## begin Raw data

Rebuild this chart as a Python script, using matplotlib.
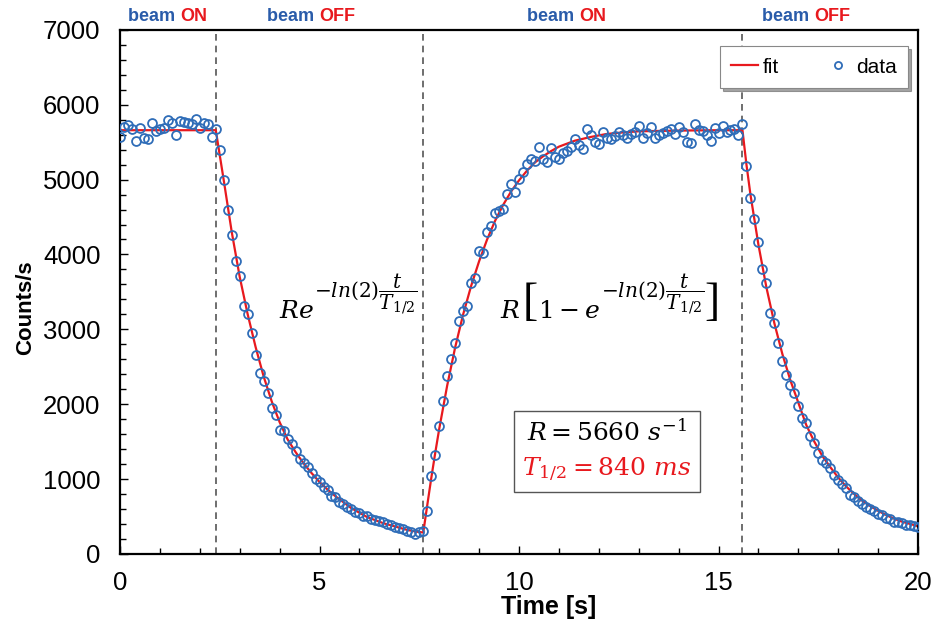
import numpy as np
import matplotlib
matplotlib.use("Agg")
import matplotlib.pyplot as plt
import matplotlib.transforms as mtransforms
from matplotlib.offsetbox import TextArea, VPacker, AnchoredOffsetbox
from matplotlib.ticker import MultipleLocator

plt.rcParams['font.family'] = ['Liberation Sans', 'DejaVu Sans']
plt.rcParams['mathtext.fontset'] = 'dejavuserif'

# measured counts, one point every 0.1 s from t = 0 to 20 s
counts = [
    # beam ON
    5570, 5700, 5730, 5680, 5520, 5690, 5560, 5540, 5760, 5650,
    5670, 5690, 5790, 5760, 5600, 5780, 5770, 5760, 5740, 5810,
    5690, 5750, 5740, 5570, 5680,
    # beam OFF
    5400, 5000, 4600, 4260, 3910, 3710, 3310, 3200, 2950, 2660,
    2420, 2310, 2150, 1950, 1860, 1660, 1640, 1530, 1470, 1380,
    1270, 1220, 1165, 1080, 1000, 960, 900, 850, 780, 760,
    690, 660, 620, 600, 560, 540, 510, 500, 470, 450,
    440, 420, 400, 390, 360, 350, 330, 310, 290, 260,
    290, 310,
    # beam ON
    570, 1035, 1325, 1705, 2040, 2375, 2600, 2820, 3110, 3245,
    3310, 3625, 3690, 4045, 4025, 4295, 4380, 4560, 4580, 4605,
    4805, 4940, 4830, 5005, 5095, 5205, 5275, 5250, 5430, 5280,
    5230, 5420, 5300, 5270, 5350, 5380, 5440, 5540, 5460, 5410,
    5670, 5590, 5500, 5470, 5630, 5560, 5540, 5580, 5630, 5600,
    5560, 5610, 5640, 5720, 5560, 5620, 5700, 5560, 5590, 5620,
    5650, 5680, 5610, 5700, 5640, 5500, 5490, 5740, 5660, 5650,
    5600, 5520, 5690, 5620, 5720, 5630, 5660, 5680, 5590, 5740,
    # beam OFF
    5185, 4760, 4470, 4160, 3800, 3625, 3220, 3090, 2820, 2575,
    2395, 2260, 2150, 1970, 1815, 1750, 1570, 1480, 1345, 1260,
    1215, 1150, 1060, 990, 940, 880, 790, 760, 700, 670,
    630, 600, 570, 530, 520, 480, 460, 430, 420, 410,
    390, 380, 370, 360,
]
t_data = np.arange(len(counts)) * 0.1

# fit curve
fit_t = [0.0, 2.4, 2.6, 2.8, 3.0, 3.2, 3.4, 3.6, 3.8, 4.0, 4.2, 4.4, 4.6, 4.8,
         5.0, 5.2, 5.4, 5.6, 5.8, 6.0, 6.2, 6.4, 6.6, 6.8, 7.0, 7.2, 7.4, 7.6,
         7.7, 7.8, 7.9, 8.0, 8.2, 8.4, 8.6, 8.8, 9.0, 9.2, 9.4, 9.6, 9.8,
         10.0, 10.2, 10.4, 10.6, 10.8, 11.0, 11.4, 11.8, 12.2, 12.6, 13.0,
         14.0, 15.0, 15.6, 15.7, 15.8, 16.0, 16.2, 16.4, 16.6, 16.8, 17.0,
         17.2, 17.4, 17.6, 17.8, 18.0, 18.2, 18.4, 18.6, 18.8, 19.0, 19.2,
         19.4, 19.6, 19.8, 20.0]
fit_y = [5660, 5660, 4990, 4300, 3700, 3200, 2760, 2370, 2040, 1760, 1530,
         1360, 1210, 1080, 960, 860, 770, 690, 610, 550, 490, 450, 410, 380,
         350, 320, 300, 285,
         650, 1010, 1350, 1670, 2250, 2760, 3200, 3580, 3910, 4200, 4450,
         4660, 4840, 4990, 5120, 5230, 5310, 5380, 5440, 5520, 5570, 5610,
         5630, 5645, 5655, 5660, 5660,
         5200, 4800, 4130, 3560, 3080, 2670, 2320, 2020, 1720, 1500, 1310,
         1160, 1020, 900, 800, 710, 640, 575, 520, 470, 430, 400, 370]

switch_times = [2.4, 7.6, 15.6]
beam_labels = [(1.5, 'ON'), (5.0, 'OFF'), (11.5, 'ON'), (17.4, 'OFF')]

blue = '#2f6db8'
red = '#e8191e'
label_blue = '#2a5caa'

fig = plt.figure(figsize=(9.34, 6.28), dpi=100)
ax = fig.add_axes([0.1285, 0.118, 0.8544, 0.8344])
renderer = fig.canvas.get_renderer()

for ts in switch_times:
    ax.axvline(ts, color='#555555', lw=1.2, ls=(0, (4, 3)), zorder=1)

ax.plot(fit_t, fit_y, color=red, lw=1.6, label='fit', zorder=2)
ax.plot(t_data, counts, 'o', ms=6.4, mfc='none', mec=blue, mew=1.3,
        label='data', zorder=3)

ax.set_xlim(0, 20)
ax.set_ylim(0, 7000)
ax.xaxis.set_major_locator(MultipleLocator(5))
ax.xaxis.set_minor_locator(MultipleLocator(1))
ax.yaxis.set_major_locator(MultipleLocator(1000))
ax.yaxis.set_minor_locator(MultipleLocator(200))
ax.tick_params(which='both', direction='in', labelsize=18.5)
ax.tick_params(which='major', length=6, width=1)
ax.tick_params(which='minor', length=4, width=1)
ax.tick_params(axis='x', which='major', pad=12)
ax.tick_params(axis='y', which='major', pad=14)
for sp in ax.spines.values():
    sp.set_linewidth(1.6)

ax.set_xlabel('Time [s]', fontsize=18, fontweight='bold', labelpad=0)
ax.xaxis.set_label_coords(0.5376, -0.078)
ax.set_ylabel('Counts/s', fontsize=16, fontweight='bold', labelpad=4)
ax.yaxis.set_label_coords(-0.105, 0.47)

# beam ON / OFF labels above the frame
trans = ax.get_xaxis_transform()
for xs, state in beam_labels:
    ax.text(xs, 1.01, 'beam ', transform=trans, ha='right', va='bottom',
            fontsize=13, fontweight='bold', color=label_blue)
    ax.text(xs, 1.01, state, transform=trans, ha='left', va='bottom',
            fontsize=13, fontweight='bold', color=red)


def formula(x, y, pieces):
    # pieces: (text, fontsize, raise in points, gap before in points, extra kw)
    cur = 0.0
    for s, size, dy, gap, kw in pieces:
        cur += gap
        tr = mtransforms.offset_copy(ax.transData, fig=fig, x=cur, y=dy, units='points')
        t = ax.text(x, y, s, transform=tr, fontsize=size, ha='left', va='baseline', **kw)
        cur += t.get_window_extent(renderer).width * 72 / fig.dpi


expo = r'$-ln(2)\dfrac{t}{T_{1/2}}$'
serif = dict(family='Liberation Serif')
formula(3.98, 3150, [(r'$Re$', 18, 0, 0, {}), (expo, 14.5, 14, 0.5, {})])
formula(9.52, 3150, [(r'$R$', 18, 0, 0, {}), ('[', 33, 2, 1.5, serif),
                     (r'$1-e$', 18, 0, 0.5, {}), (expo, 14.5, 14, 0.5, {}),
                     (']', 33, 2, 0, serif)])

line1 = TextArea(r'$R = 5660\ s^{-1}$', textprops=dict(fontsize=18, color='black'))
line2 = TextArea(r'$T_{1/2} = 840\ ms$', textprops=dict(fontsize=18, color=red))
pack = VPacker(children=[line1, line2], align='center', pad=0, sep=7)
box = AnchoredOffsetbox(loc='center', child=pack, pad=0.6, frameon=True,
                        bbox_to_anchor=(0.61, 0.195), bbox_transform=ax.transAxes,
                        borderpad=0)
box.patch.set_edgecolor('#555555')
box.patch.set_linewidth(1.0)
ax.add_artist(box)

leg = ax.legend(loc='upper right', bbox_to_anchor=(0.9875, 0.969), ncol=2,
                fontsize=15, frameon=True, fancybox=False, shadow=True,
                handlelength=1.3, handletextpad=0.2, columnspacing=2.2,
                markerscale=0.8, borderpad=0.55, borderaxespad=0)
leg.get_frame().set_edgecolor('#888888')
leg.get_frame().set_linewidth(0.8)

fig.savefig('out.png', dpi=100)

## end Raw data

### What you should do
Leave the pictures out and please restate exactly the lines running from the start of the material through the one with "plt.rcParams['mathtext.fontset'] = 'dejavuserif'".

### Exercise output
Rebuild this chart as a Python script, using matplotlib.
import numpy as np
import matplotlib
matplotlib.use("Agg")
import matplotlib.pyplot as plt
import matplotlib.transforms as mtransforms
from matplotlib.offsetbox import TextArea, VPacker, AnchoredOffsetbox
from matplotlib.ticker import MultipleLocator

plt.rcParams['font.family'] = ['Liberation Sans', 'DejaVu Sans']
plt.rcParams['mathtext.fontset'] = 'dejavuserif'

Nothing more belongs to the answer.